Der Fall von Tesla ist bedeutend, weil bei der Technologieentwicklung immer an den Benutzer gedacht und immer den "worst case" berücksichtigt werden muss. Ich beobachte seit Jahren die europäische Automotive-Szene und kann nur bestätigen, wie wichtig der Sicherheitsgedanke bei den Kollegen in der Branche ist. Prof.
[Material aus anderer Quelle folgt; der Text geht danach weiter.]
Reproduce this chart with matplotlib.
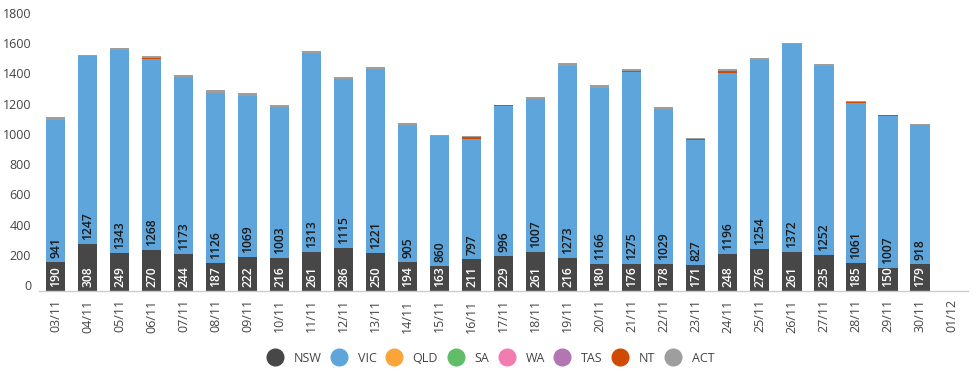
import numpy as np
import matplotlib
matplotlib.use("Agg")
import matplotlib.pyplot as plt
import matplotlib.transforms as mtransforms
from matplotlib.lines import Line2D

plt.rcParams['font.family'] = ['Open Sans', 'DejaVu Sans']

dates = ["03/11","04/11","05/11","06/11","07/11","08/11","09/11","10/11","11/11","12/11",
         "13/11","14/11","15/11","16/11","17/11","18/11","19/11","20/11","21/11","22/11",
         "23/11","24/11","25/11","26/11","27/11","28/11","29/11","30/11","01/12"]
nsw = [190,308,249,270,244,187,222,216,261,286,250,194,163,211,229,261,216,180,176,178,171,248,276,261,235,185,150,179]
vic = [941,1247,1343,1268,1173,1126,1069,1003,1313,1115,1221,905,860,797,996,1007,1273,1166,1275,1029,827,1196,1254,1372,1252,1061,1007,918]
qld = [0,0,0,0,0,0,0,0,0,4,0,0,0,0,0,0,0,0,0,0,0,0,0,0,4,0,0,3]
sa  = [0]*28
wa  = [0]*28
tas = [0]*28
nt  = [0,0,6,6,0,0,0,0,0,0,0,0,0,8,4,0,0,0,6,0,8,12,0,0,0,6,6,0]
act = [18,9,8,10,14,14,20,9,12,12,12,14,10,10,5,18,18,14,15,12,8,10,14,10,8,6,5,5]

series = [("NSW", nsw, "#474747"), ("VIC", vic, "#5DA5DA"), ("QLD", qld, "#FAA43A"),
          ("SA", sa, "#60BD68"), ("WA", wa, "#F17CB0"), ("TAS", tas, "#B276B2"),
          ("NT", nt, "#D04A02"), ("ACT", act, "#9E9E9E")]

fig = plt.figure(figsize=(9.79, 3.74), dpi=100)
ax = fig.add_axes([39.5/979, 1-291/374, (968-39.5)/979, (291-19)/374])

n = len(nsw)
x = np.arange(n)
bottom = np.zeros(n)
width = 0.6
for name, vals, col in series:
    v = np.array(vals, dtype=float)
    ax.bar(x, v, width, bottom=bottom, color=col, linewidth=0)
    bottom += v

trans_up = mtransforms.offset_copy(ax.transData, fig=fig, x=0, y=4, units='dots')
for i in range(n):
    ax.text(x[i], 0, str(nsw[i]), rotation=90, ha='center', va='bottom',
            color='white', fontsize=8.7, fontweight='semibold',
            transform=trans_up)
    ax.text(x[i], nsw[i], str(vic[i]), rotation=90, ha='center', va='bottom',
            color='#1a1a1a', fontsize=8.7, fontweight='semibold',
            transform=trans_up)

ax.set_xlim(-0.5, len(dates) - 0.5)
ax.set_ylim(0, 1800)
ax.set_xticks(np.arange(len(dates)))
ax.set_xticklabels(dates, rotation=90, fontsize=9, color='#444444')
ax.set_yticks(np.arange(0, 1801, 200))
ax.tick_params(axis='y', length=0, labelsize=9, labelcolor='#444444', pad=6)
ax.tick_params(axis='x', length=0, pad=6)
for lab in ax.get_yticklabels():
    lab.set_transform(lab.get_transform() + mtransforms.ScaledTranslation(0, 6/100, fig.dpi_scale_trans))

for s in ['top', 'right', 'left']:
    ax.spines[s].set_visible(False)
ax.spines['bottom'].set_color('#cccccc')
ax.spines['bottom'].set_linewidth(1)

handles = [Line2D([0], [0], marker='o', linestyle='none', markersize=12,
                  markerfacecolor=col, markeredgecolor=col, label=name)
           for name, _, col in series]
fig.legend(handles=handles, loc='center', bbox_to_anchor=(0.5, 1-358/374), ncol=8,
           frameon=False, fontsize=9, handletextpad=0.7, columnspacing=0.6,
           handlelength=1.6, labelcolor='#444444')

fig.savefig("out.png", dpi=100)
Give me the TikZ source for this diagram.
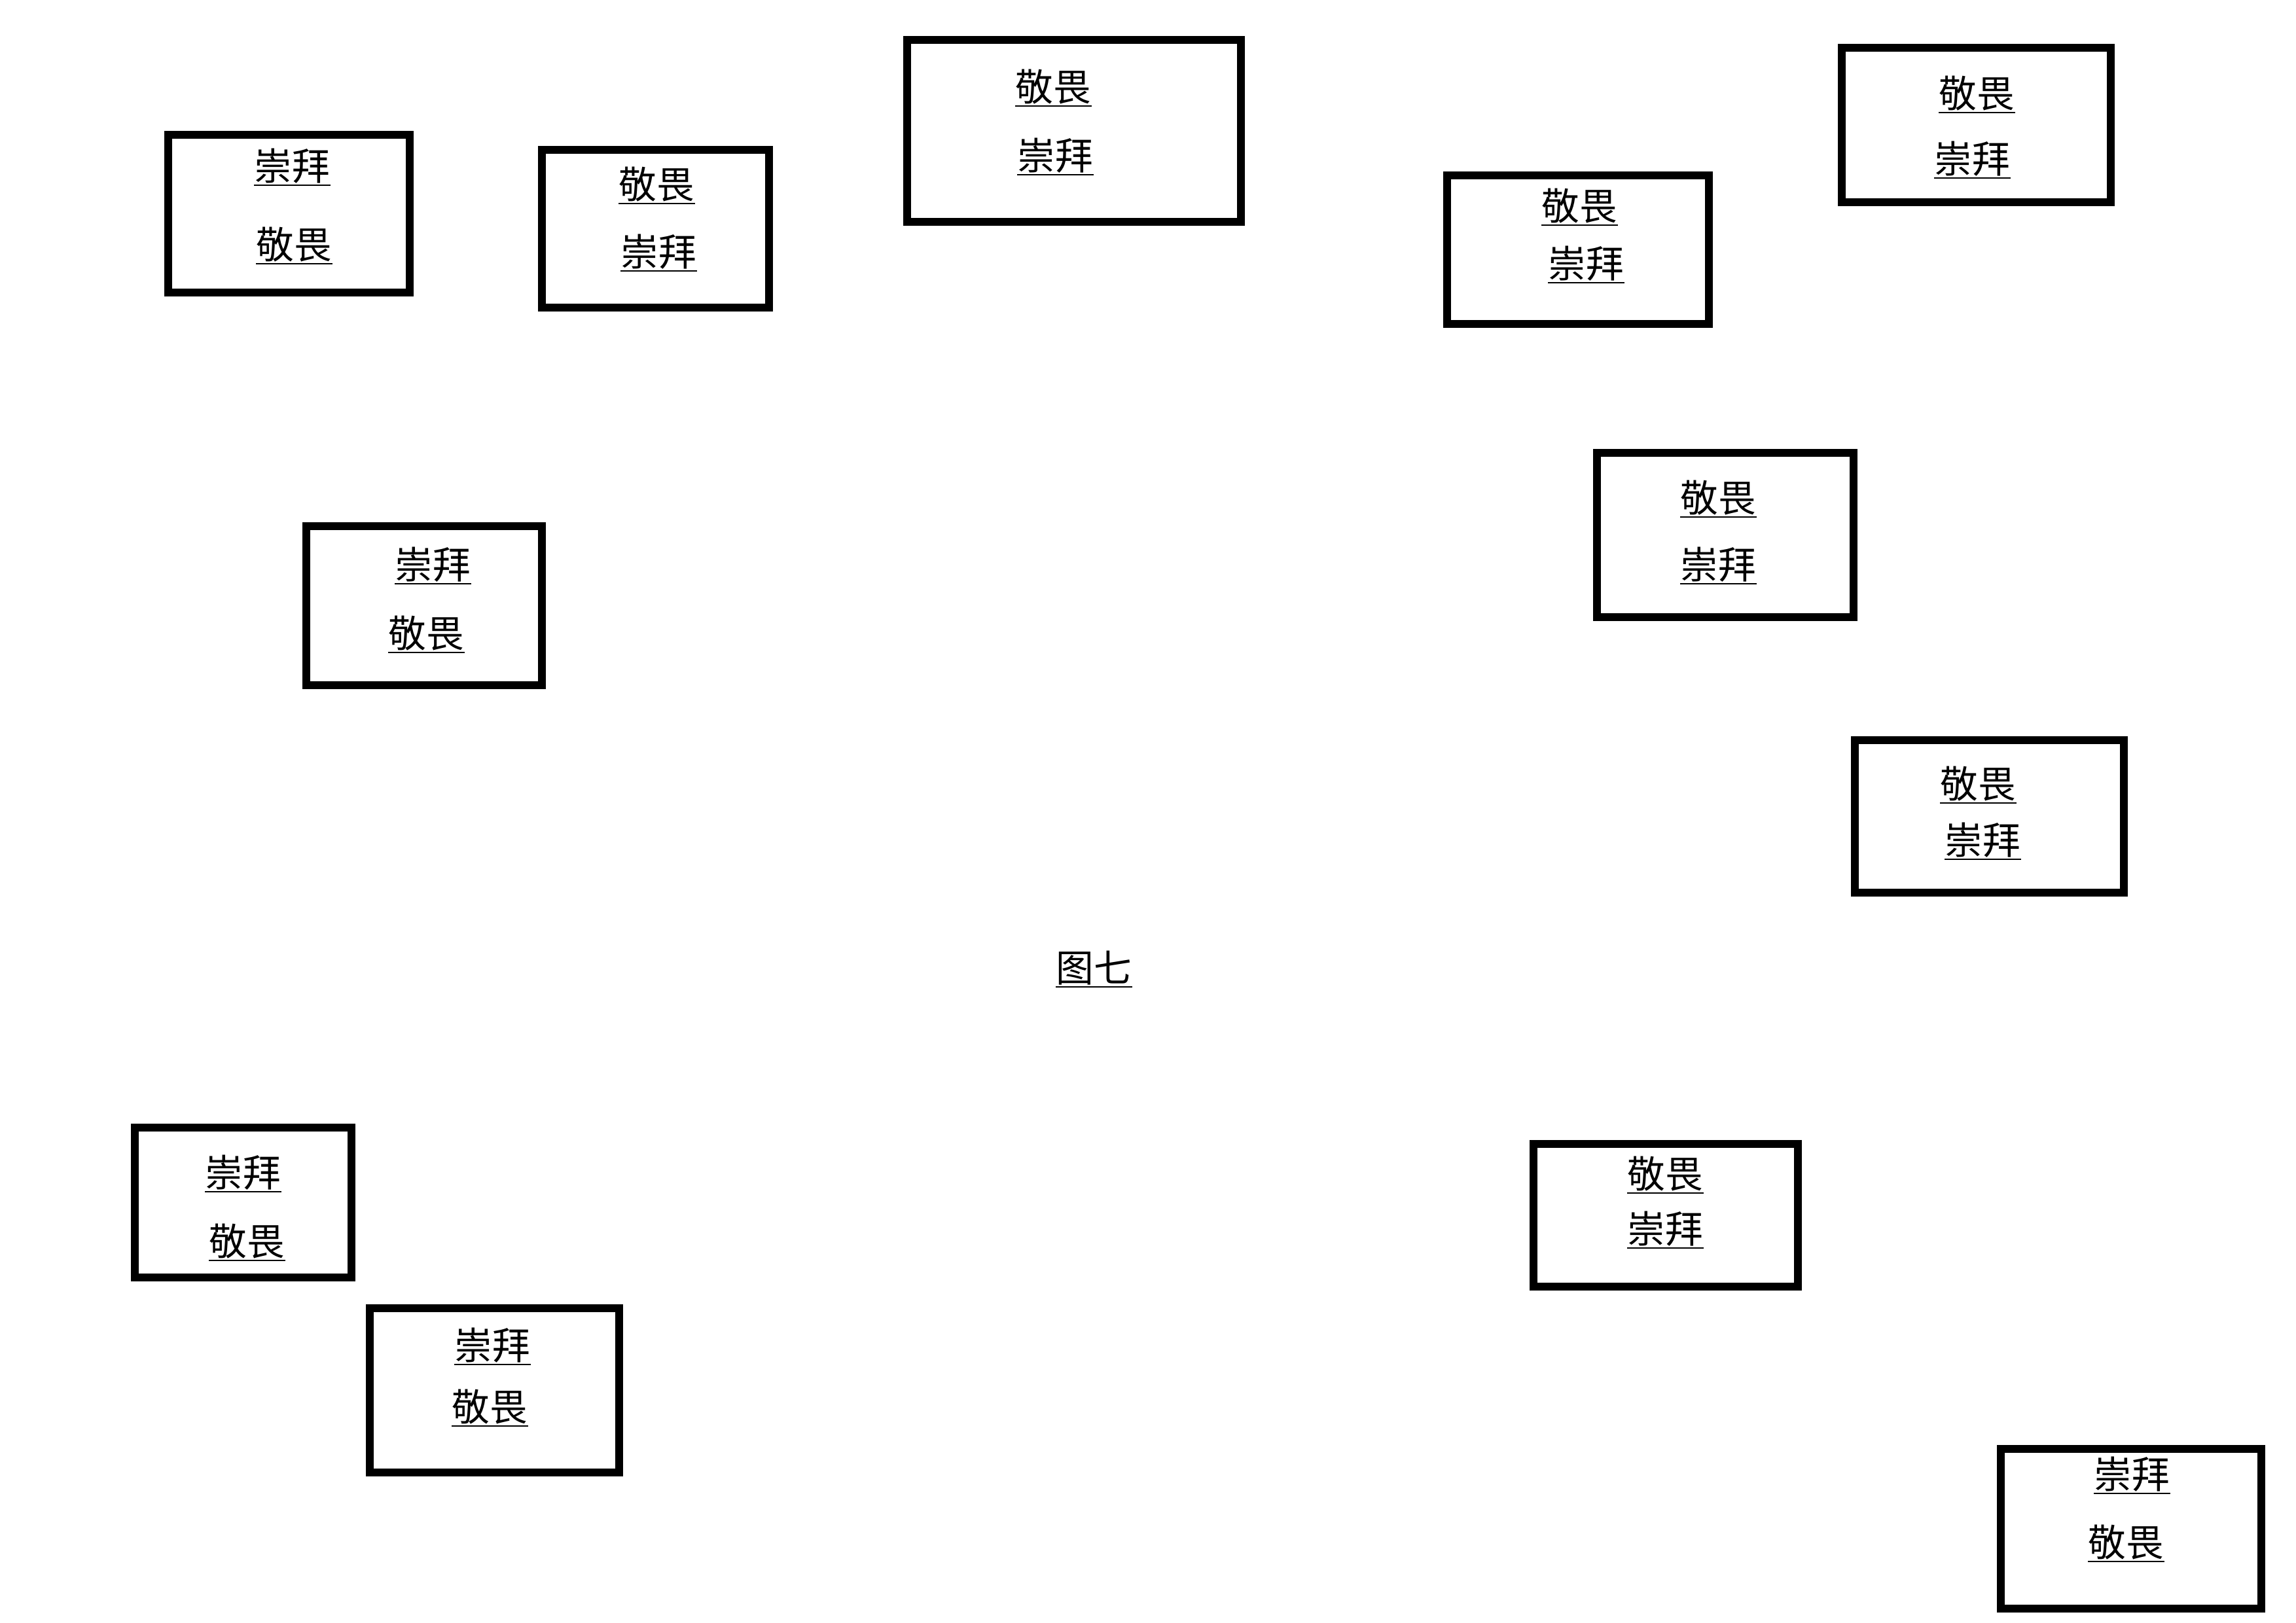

Winner aus Darmstadt ist bei solchen Treffen immer ein willkommener Gast, gerade weil er immer unterstreicht, dass Testen über Millionen und Abermillionen von Kilometern notwendig ist, bevor man die Technologie auf das Publikum loslässt.

Im Silicon Valley, wo die IT gerade mit dem Auto verschmilzt, gibt es eine solche Tradition nicht. Gerade der Tesla-Autopilot wurde eher als eine Art "Spielzeug" für Autofahrer auf dem Markt lanciert, ohne all die präventiven Sicherheitsvorkehrungen, die in Deutschland für Spurhalteassistenten im Voraus getroffen wurden. Tesla hat viele Kunden, die innovationsfreudig sind. Das ist an sich nicht schlecht, aber gerade dieses Kundensegment ist besonders technologiegläubig. Autos sind aber keine Spielzeuge für innovationsfreudige Kunden.

Ich kenne viele Entwickler in Silicon Valley und habe großen Respekt von ihrem technischen Können. Gerade bei der Firma Tesla arbeiten viele sehr fähige Köpfe und man kann nur hoffen, dass sie in Zukunft behutsamer mit der Einführung der neuen Technologien umgehen werden, wenn diese die Sicherheit der Fahrzeuge betreffen. Technologen müssen jede Art von Hybris vermeiden und sich in Demut üben, wenn sie an die Folgen ihrer technischen Entscheidungen denken, auch wenn es sich um ein einziges Leben handelt.